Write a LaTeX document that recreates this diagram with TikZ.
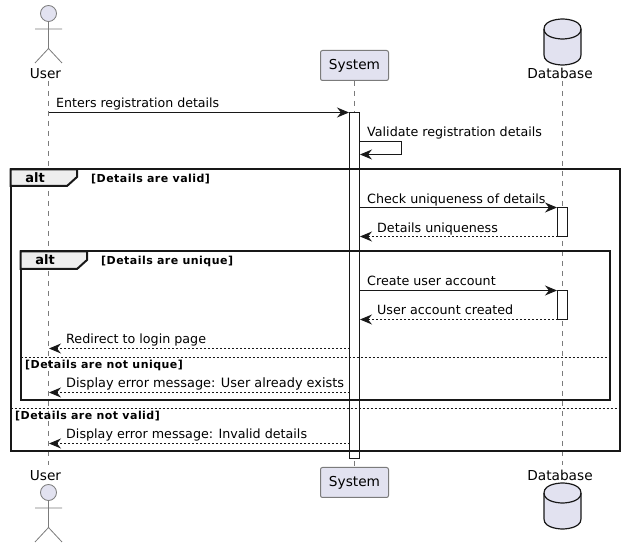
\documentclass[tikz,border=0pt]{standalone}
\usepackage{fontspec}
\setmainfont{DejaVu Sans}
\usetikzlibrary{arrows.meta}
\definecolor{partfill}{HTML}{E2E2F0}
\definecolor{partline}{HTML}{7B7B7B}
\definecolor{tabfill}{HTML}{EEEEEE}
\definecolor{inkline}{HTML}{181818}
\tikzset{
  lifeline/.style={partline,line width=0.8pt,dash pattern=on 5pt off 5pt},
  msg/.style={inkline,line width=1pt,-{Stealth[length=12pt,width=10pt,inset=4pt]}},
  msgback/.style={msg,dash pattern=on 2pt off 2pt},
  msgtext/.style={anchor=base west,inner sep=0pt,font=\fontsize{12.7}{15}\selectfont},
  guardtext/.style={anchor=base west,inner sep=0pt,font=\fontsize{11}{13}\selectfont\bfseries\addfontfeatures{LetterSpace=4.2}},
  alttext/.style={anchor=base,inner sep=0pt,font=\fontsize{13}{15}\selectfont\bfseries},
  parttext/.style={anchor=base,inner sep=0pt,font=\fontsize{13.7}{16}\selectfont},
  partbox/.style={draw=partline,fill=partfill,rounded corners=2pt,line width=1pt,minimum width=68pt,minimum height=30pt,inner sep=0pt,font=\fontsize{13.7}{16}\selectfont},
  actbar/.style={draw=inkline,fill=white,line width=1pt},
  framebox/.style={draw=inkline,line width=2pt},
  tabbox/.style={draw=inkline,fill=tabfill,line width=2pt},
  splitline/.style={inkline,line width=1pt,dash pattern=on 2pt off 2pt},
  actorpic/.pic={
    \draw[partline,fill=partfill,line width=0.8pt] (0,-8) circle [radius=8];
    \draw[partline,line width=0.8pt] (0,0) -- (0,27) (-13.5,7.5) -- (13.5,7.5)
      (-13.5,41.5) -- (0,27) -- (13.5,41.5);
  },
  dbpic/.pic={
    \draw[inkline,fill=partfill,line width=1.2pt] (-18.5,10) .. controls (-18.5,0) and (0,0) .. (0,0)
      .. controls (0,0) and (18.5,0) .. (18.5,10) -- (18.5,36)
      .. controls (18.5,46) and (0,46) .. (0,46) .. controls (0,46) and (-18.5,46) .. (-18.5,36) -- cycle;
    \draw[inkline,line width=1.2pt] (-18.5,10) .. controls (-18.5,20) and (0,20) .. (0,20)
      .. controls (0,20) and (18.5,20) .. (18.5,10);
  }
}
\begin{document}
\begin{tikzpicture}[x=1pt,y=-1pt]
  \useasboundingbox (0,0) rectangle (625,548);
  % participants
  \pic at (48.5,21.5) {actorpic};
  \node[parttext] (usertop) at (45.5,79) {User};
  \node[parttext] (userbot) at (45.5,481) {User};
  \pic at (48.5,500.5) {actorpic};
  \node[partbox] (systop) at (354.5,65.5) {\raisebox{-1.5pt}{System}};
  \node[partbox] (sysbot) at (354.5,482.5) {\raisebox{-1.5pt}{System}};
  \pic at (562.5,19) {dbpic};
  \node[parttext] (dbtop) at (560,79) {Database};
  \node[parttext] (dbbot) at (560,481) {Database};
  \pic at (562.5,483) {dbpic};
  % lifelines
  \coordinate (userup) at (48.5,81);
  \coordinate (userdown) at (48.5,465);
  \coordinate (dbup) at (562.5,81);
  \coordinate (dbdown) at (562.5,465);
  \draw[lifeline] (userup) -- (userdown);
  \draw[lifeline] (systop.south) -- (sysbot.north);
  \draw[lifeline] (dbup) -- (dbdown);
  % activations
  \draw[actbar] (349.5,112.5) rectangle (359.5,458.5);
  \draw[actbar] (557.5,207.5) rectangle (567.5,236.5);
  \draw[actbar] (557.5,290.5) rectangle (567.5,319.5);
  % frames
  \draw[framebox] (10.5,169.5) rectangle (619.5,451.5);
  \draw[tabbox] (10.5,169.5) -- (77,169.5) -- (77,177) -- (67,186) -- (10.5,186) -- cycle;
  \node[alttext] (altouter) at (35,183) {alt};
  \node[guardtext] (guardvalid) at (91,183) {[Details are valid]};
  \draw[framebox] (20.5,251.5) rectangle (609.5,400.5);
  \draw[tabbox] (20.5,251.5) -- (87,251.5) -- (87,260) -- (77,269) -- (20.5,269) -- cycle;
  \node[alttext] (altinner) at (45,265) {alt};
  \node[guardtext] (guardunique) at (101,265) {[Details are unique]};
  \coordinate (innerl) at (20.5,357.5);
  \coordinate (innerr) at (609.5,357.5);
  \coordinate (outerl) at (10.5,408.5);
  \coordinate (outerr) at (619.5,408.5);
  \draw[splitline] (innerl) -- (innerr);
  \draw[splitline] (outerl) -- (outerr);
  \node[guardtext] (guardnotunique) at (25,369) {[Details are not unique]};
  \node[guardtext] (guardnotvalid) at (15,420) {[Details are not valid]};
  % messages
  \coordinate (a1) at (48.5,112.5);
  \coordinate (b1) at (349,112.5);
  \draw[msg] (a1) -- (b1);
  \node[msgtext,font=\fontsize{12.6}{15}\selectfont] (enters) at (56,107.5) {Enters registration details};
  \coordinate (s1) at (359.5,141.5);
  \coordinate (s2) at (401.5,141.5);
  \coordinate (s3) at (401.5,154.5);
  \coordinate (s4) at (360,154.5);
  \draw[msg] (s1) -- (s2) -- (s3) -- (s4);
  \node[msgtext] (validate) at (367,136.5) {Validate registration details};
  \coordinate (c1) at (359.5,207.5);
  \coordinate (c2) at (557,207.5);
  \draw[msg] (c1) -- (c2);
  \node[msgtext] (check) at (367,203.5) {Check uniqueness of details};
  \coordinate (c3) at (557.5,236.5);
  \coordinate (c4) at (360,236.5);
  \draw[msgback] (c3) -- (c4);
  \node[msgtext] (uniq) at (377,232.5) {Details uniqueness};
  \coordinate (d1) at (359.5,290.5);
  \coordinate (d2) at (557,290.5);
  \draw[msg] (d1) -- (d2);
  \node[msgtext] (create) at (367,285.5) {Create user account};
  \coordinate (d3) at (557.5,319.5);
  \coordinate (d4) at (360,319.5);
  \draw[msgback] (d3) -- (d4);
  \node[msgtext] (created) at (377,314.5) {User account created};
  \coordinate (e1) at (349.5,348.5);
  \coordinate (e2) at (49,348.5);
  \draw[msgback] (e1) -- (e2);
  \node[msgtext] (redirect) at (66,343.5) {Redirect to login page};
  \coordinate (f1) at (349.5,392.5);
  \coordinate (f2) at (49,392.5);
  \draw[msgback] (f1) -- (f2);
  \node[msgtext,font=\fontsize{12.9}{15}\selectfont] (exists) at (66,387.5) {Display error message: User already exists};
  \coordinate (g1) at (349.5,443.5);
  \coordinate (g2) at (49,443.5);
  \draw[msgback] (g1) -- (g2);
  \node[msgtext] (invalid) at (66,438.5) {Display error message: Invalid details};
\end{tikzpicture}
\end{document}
○ ○ ○ ○ ○
Leave out the pictures and print every line of the data exactly.

:: RESPONSE TO THE TASK ::
Write a LaTeX document that recreates this diagram with TikZ.
\documentclass[tikz,border=0pt]{standalone}
\usepackage{fontspec}
\setmainfont{DejaVu Sans}
\usetikzlibrary{arrows.meta}
\definecolor{partfill}{HTML}{E2E2F0}
\definecolor{partline}{HTML}{7B7B7B}
\definecolor{tabfill}{HTML}{EEEEEE}
\definecolor{inkline}{HTML}{181818}
\tikzset{
  lifeline/.style={partline,line width=0.8pt,dash pattern=on 5pt off 5pt},
  msg/.style={inkline,line width=1pt,-{Stealth[length=12pt,width=10pt,inset=4pt]}},
  msgback/.style={msg,dash pattern=on 2pt off 2pt},
  msgtext/.style={anchor=base west,inner sep=0pt,font=\fontsize{12.7}{15}\selectfont},
  guardtext/.style={anchor=base west,inner sep=0pt,font=\fontsize{11}{13}\selectfont\bfseries\addfontfeatures{LetterSpace=4.2}},
  alttext/.style={anchor=base,inner sep=0pt,font=\fontsize{13}{15}\selectfont\bfseries},
  parttext/.style={anchor=base,inner sep=0pt,font=\fontsize{13.7}{16}\selectfont},
  partbox/.style={draw=partline,fill=partfill,rounded corners=2pt,line width=1pt,minimum width=68pt,minimum height=30pt,inner sep=0pt,font=\fontsize{13.7}{16}\selectfont},
  actbar/.style={draw=inkline,fill=white,line width=1pt},
  framebox/.style={draw=inkline,line width=2pt},
  tabbox/.style={draw=inkline,fill=tabfill,line width=2pt},
  splitline/.style={inkline,line width=1pt,dash pattern=on 2pt off 2pt},
  actorpic/.pic={
    \draw[partline,fill=partfill,line width=0.8pt] (0,-8) circle [radius=8];
    \draw[partline,line width=0.8pt] (0,0) -- (0,27) (-13.5,7.5) -- (13.5,7.5)
      (-13.5,41.5) -- (0,27) -- (13.5,41.5);
  },
  dbpic/.pic={
    \draw[inkline,fill=partfill,line width=1.2pt] (-18.5,10) .. controls (-18.5,0) and (0,0) .. (0,0)
      .. controls (0,0) and (18.5,0) .. (18.5,10) -- (18.5,36)
      .. controls (18.5,46) and (0,46) .. (0,46) .. controls (0,46) and (-18.5,46) .. (-18.5,36) -- cycle;
    \draw[inkline,line width=1.2pt] (-18.5,10) .. controls (-18.5,20) and (0,20) .. (0,20)
      .. controls (0,20) and (18.5,20) .. (18.5,10);
  }
}
\begin{document}
\begin{tikzpicture}[x=1pt,y=-1pt]
  \useasboundingbox (0,0) rectangle (625,548);
  % participants
  \pic at (48.5,21.5) {actorpic};
  \node[parttext] (usertop) at (45.5,79) {User};
  \node[parttext] (userbot) at (45.5,481) {User};
  \pic at (48.5,500.5) {actorpic};
  \node[partbox] (systop) at (354.5,65.5) {\raisebox{-1.5pt}{System}};
  \node[partbox] (sysbot) at (354.5,482.5) {\raisebox{-1.5pt}{System}};
  \pic at (562.5,19) {dbpic};
  \node[parttext] (dbtop) at (560,79) {Database};
  \node[parttext] (dbbot) at (560,481) {Database};
  \pic at (562.5,483) {dbpic};
  % lifelines
  \coordinate (userup) at (48.5,81);
  \coordinate (userdown) at (48.5,465);
  \coordinate (dbup) at (562.5,81);
  \coordinate (dbdown) at (562.5,465);
  \draw[lifeline] (userup) -- (userdown);
  \draw[lifeline] (systop.south) -- (sysbot.north);
  \draw[lifeline] (dbup) -- (dbdown);
  % activations
  \draw[actbar] (349.5,112.5) rectangle (359.5,458.5);
  \draw[actbar] (557.5,207.5) rectangle (567.5,236.5);
  \draw[actbar] (557.5,290.5) rectangle (567.5,319.5);
  % frames
  \draw[framebox] (10.5,169.5) rectangle (619.5,451.5);
  \draw[tabbox] (10.5,169.5) -- (77,169.5) -- (77,177) -- (67,186) -- (10.5,186) -- cycle;
  \node[alttext] (altouter) at (35,183) {alt};
  \node[guardtext] (guardvalid) at (91,183) {[Details are valid]};
  \draw[framebox] (20.5,251.5) rectangle (609.5,400.5);
  \draw[tabbox] (20.5,251.5) -- (87,251.5) -- (87,260) -- (77,269) -- (20.5,269) -- cycle;
  \node[alttext] (altinner) at (45,265) {alt};
  \node[guardtext] (guardunique) at (101,265) {[Details are unique]};
  \coordinate (innerl) at (20.5,357.5);
  \coordinate (innerr) at (609.5,357.5);
  \coordinate (outerl) at (10.5,408.5);
  \coordinate (outerr) at (619.5,408.5);
  \draw[splitline] (innerl) -- (innerr);
  \draw[splitline] (outerl) -- (outerr);
  \node[guardtext] (guardnotunique) at (25,369) {[Details are not unique]};
  \node[guardtext] (guardnotvalid) at (15,420) {[Details are not valid]};
  % messages
  \coordinate (a1) at (48.5,112.5);
  \coordinate (b1) at (349,112.5);
  \draw[msg] (a1) -- (b1);
  \node[msgtext,font=\fontsize{12.6}{15}\selectfont] (enters) at (56,107.5) {Enters registration details};
  \coordinate (s1) at (359.5,141.5);
  \coordinate (s2) at (401.5,141.5);
  \coordinate (s3) at (401.5,154.5);
  \coordinate (s4) at (360,154.5);
  \draw[msg] (s1) -- (s2) -- (s3) -- (s4);
  \node[msgtext] (validate) at (367,136.5) {Validate registration details};
  \coordinate (c1) at (359.5,207.5);
  \coordinate (c2) at (557,207.5);
  \draw[msg] (c1) -- (c2);
  \node[msgtext] (check) at (367,203.5) {Check uniqueness of details};
  \coordinate (c3) at (557.5,236.5);
  \coordinate (c4) at (360,236.5);
  \draw[msgback] (c3) -- (c4);
  \node[msgtext] (uniq) at (377,232.5) {Details uniqueness};
  \coordinate (d1) at (359.5,290.5);
  \coordinate (d2) at (557,290.5);
  \draw[msg] (d1) -- (d2);
  \node[msgtext] (create) at (367,285.5) {Create user account};
  \coordinate (d3) at (557.5,319.5);
  \coordinate (d4) at (360,319.5);
  \draw[msgback] (d3) -- (d4);
  \node[msgtext] (created) at (377,314.5) {User account created};
  \coordinate (e1) at (349.5,348.5);
  \coordinate (e2) at (49,348.5);
  \draw[msgback] (e1) -- (e2);
  \node[msgtext] (redirect) at (66,343.5) {Redirect to login page};
  \coordinate (f1) at (349.5,392.5);
  \coordinate (f2) at (49,392.5);
  \draw[msgback] (f1) -- (f2);
  \node[msgtext,font=\fontsize{12.9}{15}\selectfont] (exists) at (66,387.5) {Display error message: User already exists};
  \coordinate (g1) at (349.5,443.5);
  \coordinate (g2) at (49,443.5);
  \draw[msgback] (g1) -- (g2);
  \node[msgtext] (invalid) at (66,438.5) {Display error message: Invalid details};
\end{tikzpicture}
\end{document}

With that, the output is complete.